Certains musulmans utilisent la 16e station du
chemin de croix, où Simon le lépreux vient en aide à Jésus et porte un moment sa
croix ou, plus exactement, la barre transversale de celle-ci, pour affirmer
qu’il y eut substitution et que le Christ ne fut pas crucifié. Ils rappellent
que la lèpre était souvent confondue avec le vitiligo. A l’appui, ils citent
Jean, 19, 34 : « Un des soldats lui perça le côté avec une lance, et
aussitôt il en sortit du sang et de
l’eau. « Pourquoi de l’eau ? Pour eux, ce serait dû au vitiligo.
Mais Marc ne donne pas ces détails.
Je n’y crois pas. En revanche, le texte original de l’Evangile
de Marc, rédigé en grec par un secrétaire de Pierre, est plus intéressant.
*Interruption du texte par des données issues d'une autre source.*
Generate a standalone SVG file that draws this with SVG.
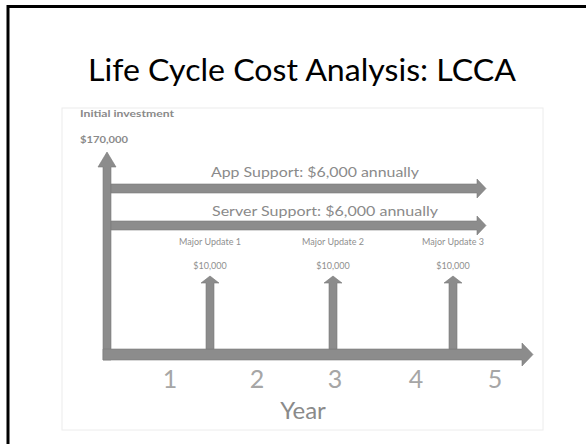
<svg xmlns="http://www.w3.org/2000/svg" width="586" height="444" viewBox="0 0 586 444">
<style>
.arr{fill:#8c8c8c;stroke:#7a7a7a;stroke-width:0.6}
.lab{font-family:Lato,"Open Sans","Liberation Sans",sans-serif;fill:#8a8a8a}
.sm{font-size:9px;text-anchor:middle;fill:#8f8f8f}
.num{font-size:25px;text-anchor:middle;fill:#a6a6a6}
</style>
<rect x="0" y="0" width="586" height="444" fill="#ffffff"/>
<rect x="8" y="6.5" width="620" height="480" fill="none" stroke="#000000" stroke-width="3"/>
<g id="title">
<text x="302" y="81" font-family="Lato,'Open Sans','Liberation Sans',sans-serif" font-size="30" fill="#000000" text-anchor="middle" textLength="428" lengthAdjust="spacingAndGlyphs">Life Cycle Cost Analysis: LCCA</text>
</g>
<g id="chart-frame">
<rect x="62" y="108" width="481" height="322" fill="none" stroke="#ececec" stroke-width="1"/>
</g>
<g id="initial-investment">
<text class="lab" x="80" y="117" font-size="9" font-weight="bold" fill="#9a9a9a" textLength="94" lengthAdjust="spacingAndGlyphs">Initial investment</text>
<text class="lab" x="80" y="143" font-size="9.5" font-weight="bold" fill="#9a9a9a" textLength="48" lengthAdjust="spacingAndGlyphs">$170,000</text>
</g>
<g id="connectors">
<polygon class="arr" points="103,360 103,167 98,167 107,152 116,167 111,167 111,360"/>
<polygon class="arr" points="111,184 477,184 477,179 486,188.5 477,198 477,193 111,193"/>
<polygon class="arr" points="111,221 477,221 477,216 486,225.5 477,235 477,230 111,230"/>
<polygon class="arr" points="103,349 522,349 522,343 533,354.5 522,366 522,360 103,360"/>
<polygon class="arr" points="206,349 206,283 201,283 210,276 219,283 214,283 214,349"/>
<polygon class="arr" points="329,349 329,283 324,283 333,276 342,283 337,283 337,349"/>
<polygon class="arr" points="449,349 449,283 444,283 453,276 462,283 457,283 457,349"/>
</g>
<g id="app-support">
<text class="lab" x="211" y="177" font-size="14" fill="#7f7f7f" textLength="208" lengthAdjust="spacingAndGlyphs">App Support: $6,000 annually</text>
</g>
<g id="server-support">
<text class="lab" x="212" y="216" font-size="14" fill="#7f7f7f" textLength="226" lengthAdjust="spacingAndGlyphs">Server Support: $6,000 annually</text>
</g>
<g id="update-1">
<text class="lab sm" x="210" y="245">Major Update 1</text>
<text class="lab sm" x="210" y="269">$10,000</text>
</g>
<g id="update-2">
<text class="lab sm" x="333" y="245">Major Update 2</text>
<text class="lab sm" x="333" y="269">$10,000</text>
</g>
<g id="update-3">
<text class="lab sm" x="453" y="245">Major Update 3</text>
<text class="lab sm" x="453" y="269">$10,000</text>
</g>
<g id="axis-labels">
<text class="lab num" x="170" y="388">1</text>
<text class="lab num" x="257" y="388">2</text>
<text class="lab num" x="335" y="388">3</text>
<text class="lab num" x="416" y="388">4</text>
<text class="lab num" x="495" y="388">5</text>
<text class="lab" x="303" y="419" font-size="24" fill="#a6a6a6" text-anchor="middle">Year</text>
</g>
</svg>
Il s’arrêtait, en effet, en 15, avant ou après le verset 47, sans allusion à la
Résurrection :
« Le soir étant venu, comme c’était la veille du
sabbat, arriva Joseph d’Arimathie, conseiller de distinction qui lui-même
attendait le royaume de Dieu [la fin du monde et le retour du prophète].Il osa
se rendre vers Pilate pour demander le corps de Jésus. Pilate s’étonna qu’il
fût mort si tôt [grâce à la boisson d’extrait d’amandes amères qui lui fut
donnée], fit venir le centenier, et lui demanda s’il était mort depuis
longtemps. S’en étant assuré par le centenier, il donna le corps à Joseph. Et
Joseph, ayant acheté un linceul, descendit Jésus de la croix, l’enveloppa du
linceul, et le déposa dans un tombeau taillé dans le roc. Puis il roula [seul]
une pierre à l’entrée du sépulcre. [Marie
de Magdala et Marie, mère de Jésus, regardaient où on le mettait.] »
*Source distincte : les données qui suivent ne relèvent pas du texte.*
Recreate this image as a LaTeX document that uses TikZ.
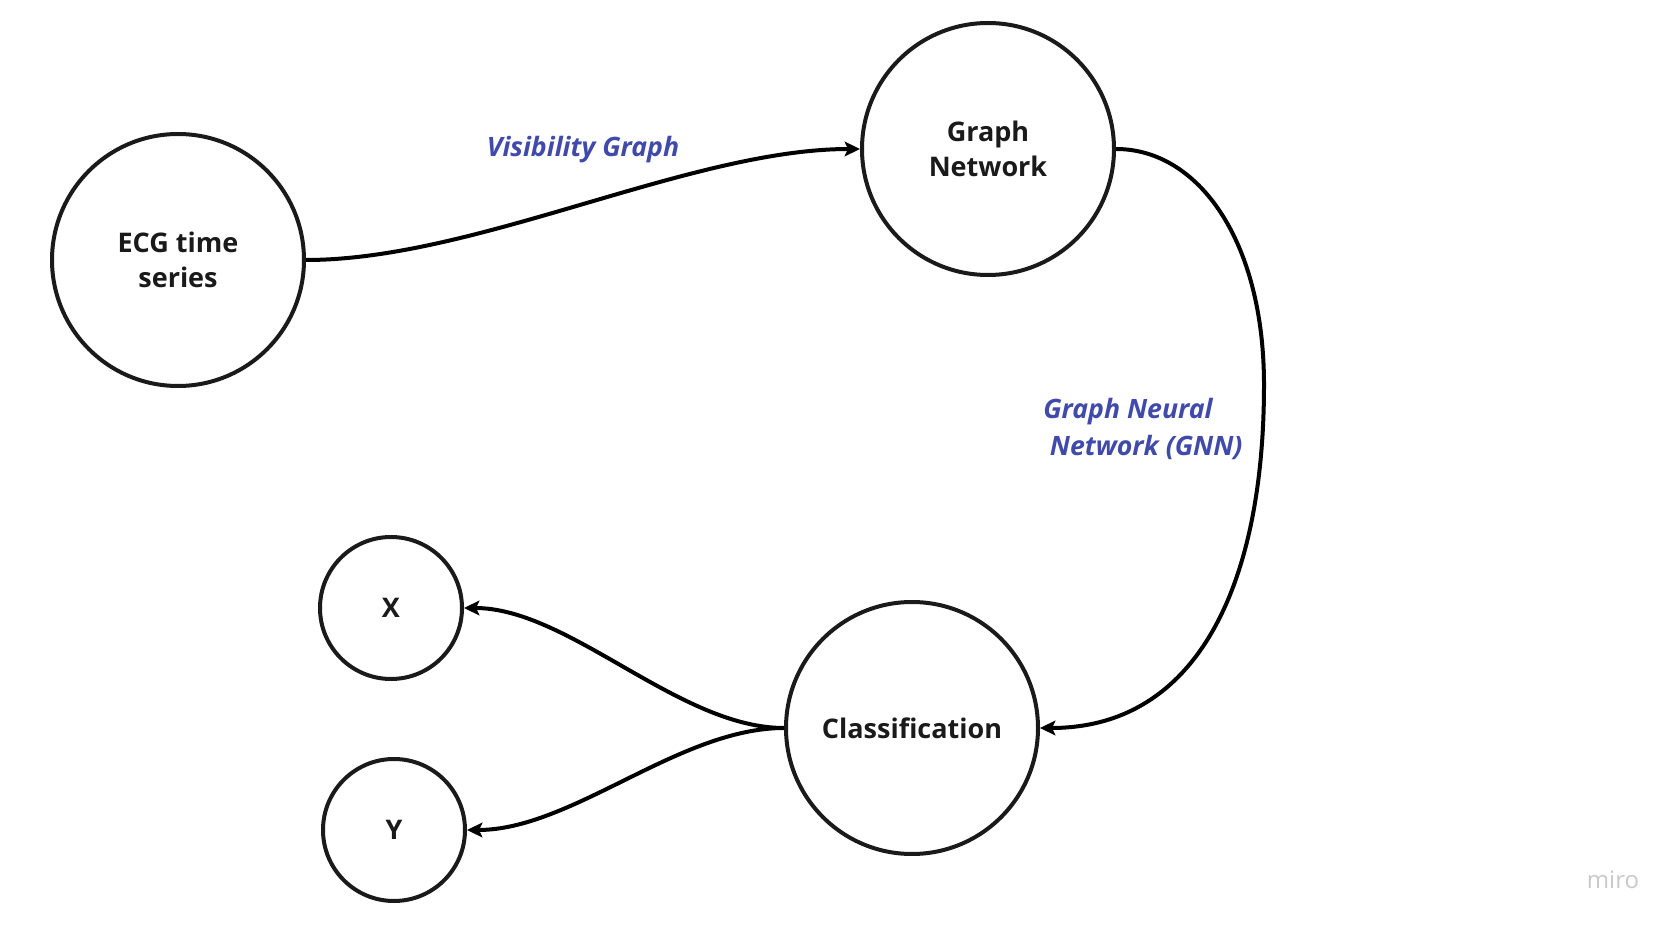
\documentclass[tikz,border=0pt]{standalone}
\usepackage{fontspec}
\setmainfont{Open Sans}
\usetikzlibrary{arrows.meta}
\definecolor{lblue}{RGB}{64,74,170}
\definecolor{ink}{RGB}{26,26,26}
\definecolor{mirogray}{RGB}{200,200,208}
\tikzset{
  x=0.75pt, y=-0.75pt,
  bubble/.style={circle, draw=ink, line width=3pt, fill=white, inner sep=0pt,
    align=center, font=\fontsize{20.25}{26.5}\selectfont\bfseries, text=ink},
  big/.style={bubble, minimum size=189pt},
  small/.style={bubble, minimum size=106.5pt},
  conn/.style={line width=3pt, draw=black},
  arr/.style={conn, -{Stealth[length=11.5pt, width=11pt, inset=2.5pt]}},
  lbl/.style={text=lblue, font=\fontsize{20}{28}\selectfont\bfseries\itshape, inner sep=0pt}
}
\begin{document}
\begin{tikzpicture}
\useasboundingbox[fill=white] (0,0) rectangle (1679,930);
\node[big] (ecg) at (178,260) {ECG time\\series};
\node[big] (gn) at (988,149) {Graph\\Network};
\node[big] (cl) at (912,728) {Classification};
\node[small] (x) at (391,608) {X};
\node[small] (y) at (394,830) {Y};
\coordinate (bend) at (1264,385);
\draw[arr] (ecg.east) .. controls +(170,0) and +(-170,0) .. (gn.west);
\draw[conn] (gn.east) .. controls (1198,149) and (1264,240) .. (bend);
\draw[arr] (bend) .. controls (1264,580) and (1200,728) .. (cl.east);
\draw[arr] (cl.west) .. controls +(-105,0) and +(105,0) .. (x.east);
\draw[arr] (cl.west) .. controls +(-105,0) and +(105,0) .. (y.east);
\node[lbl] (vg) at (583,150) {Visibility Graph};
\node[lbl, anchor=west, align=left] (gnn) at (1043,429) {Graph Neural\\\hspace*{5pt}Network (GNN)};
\node[text=mirogray, font=\fontsize{18}{20}\selectfont, inner sep=0pt] (miro) at (1613,880) {miro};
\end{tikzpicture}
\end{document}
Telle est la fin du texte authentique.
Parmi les premiers chrétiens, citons –en deux, et
d’abord l’eunuque anonyme qui était le
trésorier d’une candace (reine) de Nubie (Soudan). Pline, VI, p. 35, rapporte
qu'une femme appelée « candace » et régnant dans l'île de Méroé de la
terre des Éthiopiens envoya son officier auprès de saint Philippe en Samarie.
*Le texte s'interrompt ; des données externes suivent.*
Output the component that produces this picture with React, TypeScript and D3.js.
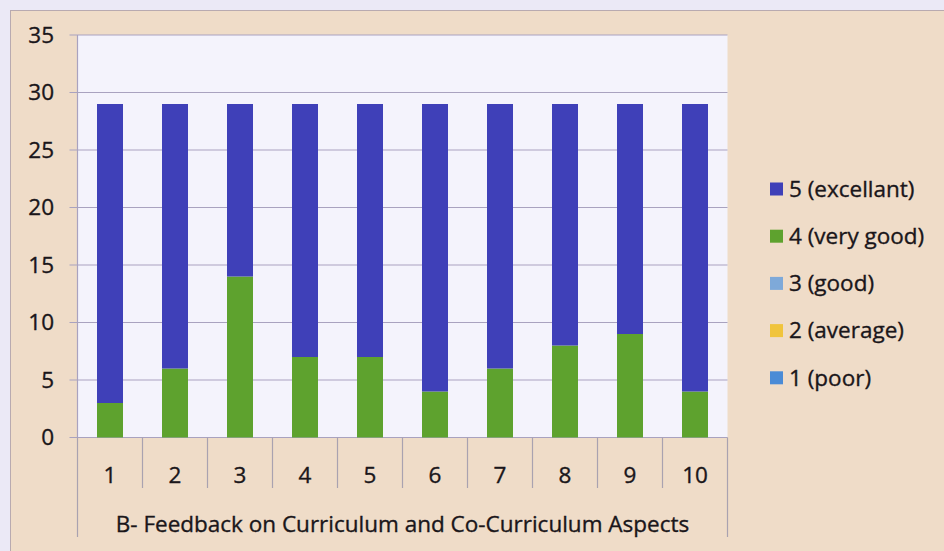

Il revint en Éthiopie avec le témoignage
de la connaissance du Dieu de l’univers. Cet eunuque s’appelait vraisemblablement quelque chose
comme Philippe, servant de la déesse Parthénoupis , ou Atargatis , pour laquelle il
s’était castré. Il fut baptisé, -comme par hasard, -par un diacre du
nom de Philippe, qui pourrait n’être qu’un dédoublement. Il s’agit du
fondateur des Judéo- Chrétiens d’Ethiopie, que
Israël s’est occupé de rapatrier.
Citons le
deuxième : le grec Pérégrinos,
cher à Nerval et à Henry de Montherlant et dont nous parlent Aulu Gelle et
Lucien, qui fut adepte des ébionites, mais exclu par eux pour avoir mangé de la
viande durant le carême. Il se suicida
en public à Olympie sur un bûcher.
Il partageait le point de vue de Judas exprimé dans l’évangile apocryphe selon
Judas, manuscrit copte trouvé en 1970. Selon ce dernier, « le corps est la
partie matérielle qui habille l’esprit et l’âme intérieure. Lorsque l’esprit
quitte le corps, le corps meurt et cesse d’exister. Pour ceux qui appartiennent
uniquement au royaume humain, c’est aussi bien l’âme qui meurt. Pour qui n’a
pas en lui une étincelle divine, la vie ne se poursuivra pas. Ainsi que le dit
Jésus…, il est impossible de semer du grain sur un rocher et d’en récolter le
fruit. »… … Mais pour ceux qui appartiennent au royaume d’en haut [comme Jésus, Judas, Jacques le frère de Jésus le Messie,
comme dit Flavius Josephe , chef de la
communauté de croyants de Jérusalem et rebelle contre la classe sacerdotale des
prêtres, mort en 70, Peregrinos ,Jean le Baptiste, le diacre Philippe et
l’eunuque de la candace de Méroè], l’âme continue de vivre après la mort et
elle est élevée jusqu’à sa demeure céleste. » (Bart D. Ehrtman, « le
christianisme mis sens dessus dessous : l’Evangile de Judas, une autre
vision » dans L’Evangile de Judas, p.134.